Skookum
Shannon Applegate
In 1843, brothers Jesse, Lindsay, and Charley Applegate — accompanied by their wives and 22 children — led the first major wagon train from Missouri to Oregon. By the end of the decade, the restless clan had left the "crowded" Willamette Valley and pointed their wagons toward Yoncalla in southern Oregon's Umpqua Valley. There, Charley built an immense two-story frame home — with one side for men, the other for women.
The divided house in Yoncalla is at the heart of Shannon Applegate's Skookum, the award-winning chronicle of her pioneer family. With the skill of a historian and the craft of a novelist, Applegate recounts the story of her family over several generations-the dreams, hardships, mysteries, and joys. She looks beyond the well known lives of the Applegate men, in whose honor were named a trail, a town, a river, and a mountain peak, to offer a more intimate history.

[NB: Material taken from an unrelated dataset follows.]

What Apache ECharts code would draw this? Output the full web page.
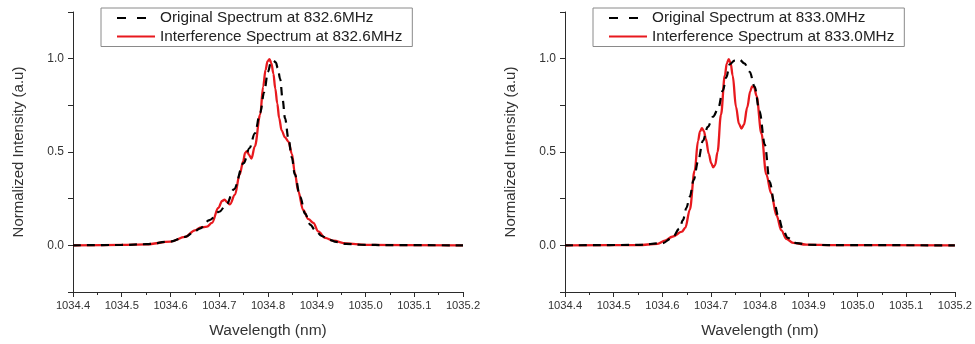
<!DOCTYPE html>
<html>
<head>
<meta charset="utf-8">
<script src="https://cdn.jsdelivr.net/npm/echarts@6/dist/echarts.min.js"></script>
<style>
html,body{margin:0;padding:0;background:#fff;}
#chart{width:975px;height:344px;}
</style>
</head>
<body>
<div id="chart"></div>
<script>
// ---- Data ----
const xTickLabels = ['1034.4','1034.5','1034.6','1034.7','1034.8','1034.9','1035.0','1035.1','1035.2'];
const yTickLabels = ['0.0','0.5','1.0'];

const leftTitleOrig = 'Original Spectrum at 832.6MHz';
const leftTitleInt = 'Interference Spectrum at 832.6MHz';
const rightTitleOrig = 'Original Spectrum at 833.0MHz';
const rightTitleInt = 'Interference Spectrum at 833.0MHz';

// Left panel (832.6 MHz) - original spectrum
const leftOrigWl = [1034.40,1034.50,1034.55,1034.60,1034.63,1034.65,1034.66,1034.68,1034.70,1034.715,1034.73,1034.75,1034.762,1034.773,1034.784,1034.792,1034.80,1034.806,1034.811,1034.816,1034.82,1034.825,1034.83,1034.835,1034.842,1034.849,1034.855,1034.866,1034.876,1034.887,1034.897,1034.91,1034.925,1034.94,1034.96,1034.99,1035.05,1035.20];
const leftOrigVal = [0,0.002,0.006,0.02,0.045,0.075,0.09,0.135,0.18,0.22,0.30,0.44,0.52,0.60,0.71,0.82,0.93,0.98,0.99,0.98,0.95,0.89,0.78,0.68,0.57,0.47,0.38,0.26,0.17,0.11,0.08,0.05,0.03,0.018,0.008,0.003,0.001,0];

// Left panel - interference spectrum
const leftIntWl = [1034.40,1034.50,1034.55,1034.60,1034.63,1034.65,1034.662,1034.675,1034.685,1034.698,1034.706,1034.711,1034.716,1034.722,1034.732,1034.742,1034.749,1034.753,1034.757,1034.761,1034.766,1034.773,1034.784,1034.79,1034.795,1034.799,1034.803,1034.807,1034.811,1034.815,1034.819,1034.823,1034.828,1034.835,1034.842,1034.849,1034.855,1034.862,1034.872,1034.883,1034.893,1034.903,1034.917,1034.934,1034.96,1035.00,1035.20];
const leftIntVal = [0,0.002,0.005,0.02,0.045,0.08,0.096,0.10,0.12,0.20,0.238,0.245,0.232,0.22,0.27,0.38,0.45,0.495,0.505,0.485,0.465,0.53,0.70,0.85,0.94,0.985,0.998,0.975,0.92,0.84,0.76,0.68,0.615,0.578,0.555,0.49,0.39,0.29,0.19,0.14,0.12,0.075,0.04,0.025,0.01,0.002,0];

// Right panel (833.0 MHz) - original spectrum
const rightOrigWl = [1034.40,1034.55,1034.60,1034.62,1034.635,1034.642,1034.649,1034.656,1034.664,1034.673,1034.683,1034.693,1034.704,1034.714,1034.724,1034.731,1034.738,1034.748,1034.758,1034.768,1034.779,1034.789,1034.799,1034.81,1034.82,1034.83,1034.838,1034.847,1034.857,1034.875,1034.90,1034.95,1035.20];
const rightOrigVal = [0,0.002,0.012,0.04,0.09,0.135,0.20,0.26,0.35,0.45,0.56,0.635,0.69,0.73,0.83,0.90,0.97,0.99,0.995,0.975,0.93,0.85,0.72,0.54,0.34,0.22,0.15,0.085,0.04,0.012,0.003,0.001,0];

// Right panel - interference spectrum
const rightIntWl = [1034.40,1034.55,1034.59,1034.605,1034.62,1034.64,1034.647,1034.656,1034.666,1034.673,1034.677,1034.681,1034.685,1034.689,1034.695,1034.700,1034.704,1034.708,1034.713,1034.72,1034.728,1034.732,1034.736,1034.740,1034.744,1034.751,1034.757,1034.762,1034.767,1034.774,1034.780,1034.784,1034.788,1034.793,1034.803,1034.813,1034.823,1034.834,1034.844,1034.854,1034.868,1034.895,1034.95,1035.20];
const rightIntVal = [0,0.001,0.008,0.025,0.046,0.073,0.095,0.19,0.40,0.56,0.61,0.628,0.612,0.57,0.49,0.44,0.418,0.43,0.50,0.70,0.91,0.975,0.997,0.975,0.91,0.74,0.65,0.626,0.645,0.74,0.825,0.852,0.848,0.80,0.60,0.38,0.28,0.16,0.08,0.035,0.013,0.004,0.001,0];

// ---- Build chart ----
const zip = (xs, ys) => xs.map((x, i) => [x, ys[i]]);
const FONT = '"Liberation Sans", Arial, Helvetica, sans-serif';
const RED = '#e8191e';
const AXIS = '#2b2b2b';

function xAxisOpt(gi) {
  return {
    type: 'value', gridIndex: gi, min: 1034.4, max: 1035.2, interval: 0.1,
    name: 'Wavelength (nm)', nameLocation: 'middle', nameGap: 31,
    nameTextStyle: { fontFamily: FONT, fontSize: 15.5, color: '#333' },
    axisLine: { show: true, onZero: false, lineStyle: { color: AXIS, width: 1 } },
    axisTick: { show: true, inside: false, length: 5, lineStyle: { color: AXIS } },
    minorTick: { show: true, splitNumber: 2, length: 3, lineStyle: { color: AXIS } },
    axisLabel: { fontFamily: FONT, fontSize: 11.2, color: '#333', margin: 8,
      formatter: v => { const s = v.toFixed(1); return xTickLabels.includes(s) ? s : ''; } },
    splitLine: { show: false }
  };
}
function yAxisOpt(gi) {
  return {
    type: 'value', gridIndex: gi, min: -0.25, max: 1.25, interval: 0.25,
    name: 'Normalized Intensity (a.u)', nameLocation: 'middle', nameGap: 47,
    nameTextStyle: { fontFamily: FONT, fontSize: 15, color: '#333' },
    axisLine: { show: true, onZero: false, lineStyle: { color: AXIS, width: 1 } },
    axisTick: { show: true, inside: false, length: 5, lineStyle: { color: AXIS } },
    axisLabel: { fontFamily: FONT, fontSize: 12, color: '#333', margin: 9,
      formatter: v => { const s = (Math.abs(v) < 1e-9 ? 0 : v).toFixed(1); return (Math.abs(v * 2 - Math.round(v * 2)) < 1e-6 && yTickLabels.includes(s)) ? s : ''; } },
    splitLine: { show: false }
  };
}
function legendOpt(left, names) {
  return {
    left: left, top: 8, orient: 'vertical',
    data: [
      { name: names[0], lineStyle: { type: [9, 11] } },
      { name: names[1] }
    ],
    borderColor: '#8a8a8a', borderWidth: 1, borderRadius: 0,
    padding: [2, 10, 2, 15], itemGap: 2.5, itemWidth: 38, itemHeight: 16,
    itemStyle: { opacity: 0 },
    textStyle: { fontFamily: FONT, fontSize: 15.3, color: '#222', lineHeight: 16 },
    selectedMode: false
  };
}
function origSeries(name, gi, data) {
  return { name: name, type: 'line', xAxisIndex: gi, yAxisIndex: gi, data: data,
    symbol: 'none', smooth: 0.35, smoothMonotone: 'x', z: 3,
    lineStyle: { color: '#000', width: 2.2, type: [8, 6] }, itemStyle: { color: '#000' } };
}
function intSeries(name, gi, data) {
  return { name: name, type: 'line', xAxisIndex: gi, yAxisIndex: gi, data: data,
    symbol: 'none', smooth: 0.35, smoothMonotone: 'x', z: 2,
    lineStyle: { color: RED, width: 2.3 }, itemStyle: { color: RED } };
}

const chart = echarts.init(document.getElementById('chart'), null, { renderer: 'canvas' });
chart.setOption({
  backgroundColor: '#fff',
  animation: false,
  grid: [
    { left: 73, top: 12, width: 390, height: 284, containLabel: false },
    { left: 565, top: 12, width: 390, height: 284, containLabel: false }
  ],
  xAxis: [xAxisOpt(0), xAxisOpt(1)],
  yAxis: [yAxisOpt(0), yAxisOpt(1)],
  legend: [legendOpt(101, [leftTitleOrig, leftTitleInt]), legendOpt(593, [rightTitleOrig, rightTitleInt])],
  series: [
    origSeries(leftTitleOrig, 0, zip(leftOrigWl, leftOrigVal)),
    intSeries(leftTitleInt, 0, zip(leftIntWl, leftIntVal)),
    origSeries(rightTitleOrig, 1, zip(rightOrigWl, rightOrigVal)),
    intSeries(rightTitleInt, 1, zip(rightIntWl, rightIntVal))
  ]
});
</script>
</body>
</html>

Skookum gives voice to the women of the family, who, writes Applegate, "as surely as certain stitches… have held the generations together." Her female kin "kept the time" by cherishing and protecting the thousands of family letters, journals, recollections, manuscripts, sketchbooks, and photographs. Tied into bundles and stored for years in chests of aromatic cedar and Douglas fir, these family treasures infuse Skookum's narratives with the powerful presence of the past. Out of these richly detailed sources, Applegate has fashioned a compelling, imaginative saga that brings her extraordinary family and the emerging West dramatically to life.
Selected for the Oregon Cultural Heritage Commission's Literary Oregon: 100 Books 1800-2000
About the author
Shannon Applegate's visit with several elderly Applegate relatives changed the course of her creative life. Soon afterward, she moved into the ancestral home in Yoncalla and began the seventeen years of researching and writing that led to Skookum. Her recent experiences as sexton of the Applegate Pioneer Cemetery are chronicled in her book, Living Among Headstones: Life in a Country Cemetery. She is also co-editor of Talking on Paper: An Anthology of Oregon Letters and Diaries (OSU Press).
Read more about this author
"This history of the families of Jesse, Charles, and Lindsay Applegate, who open the way to the settlement of Oregon, is as important in its own way as the chronicles of the Adams family or the Beechers. It adds an important piece to our understanding of American families and how they work."